[RFC] Device Runtime: Directions and Build Requirements

Hi,

I wanted to inform the list of our preliminary plans for the device
runtime and plugin. Please provide feedback and concerns.

The overall goal is still to make the device runtime and plugin as
independent from the target as possible. While Jon already made
excellent progress, we still have "CUDA" files, and we compile certain
code actually as "CUDA", e.g., we use __shared__, __device__, ... I
don't think we need to do any of that.

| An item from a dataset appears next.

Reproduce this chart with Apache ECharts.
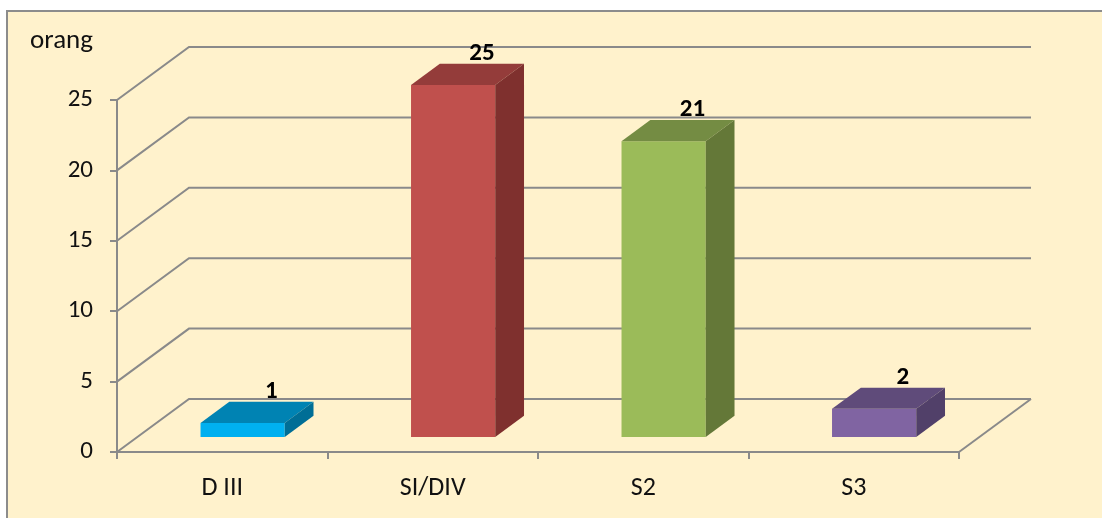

OpenMP should be sufficient to
create a device runtime on its own, a efficient one when we also use
clang extensions where necessary (D74361).

A rough idea of how this would look like can be found here:
⚙ D77472 [OpenMP][PoC][WIP] An OpenMP-based OpenMP device runtime [NOT FOR COMMIT]

In this proof-of-concept we replaced __device__ with
`omp declare target to(NAME)`
and __shared__ with
`omp allocate(NAME) allocator(omp_pteam_mem_alloc)`.

We should have all the critical parts in-place to compile the runtime
only with the CUDA intrinsic known to Clang and the generic atomics for
NVIDIA. We wrap the CUDA intrinsics with `omp begin/end declare variant`
and can even have all intrinsics (NVIDIA, AMDGPU, ...) in the same file.

I'm not sure if the OpenMP driver can emit a pure LLVM-IR device module
already but that seems to be doable addition. That IR is linked into the
device library bc file as we do it right now which connects everything
to the existing infrastructure.

Again, please provide feedback and concerns!

Cheers,
Johannes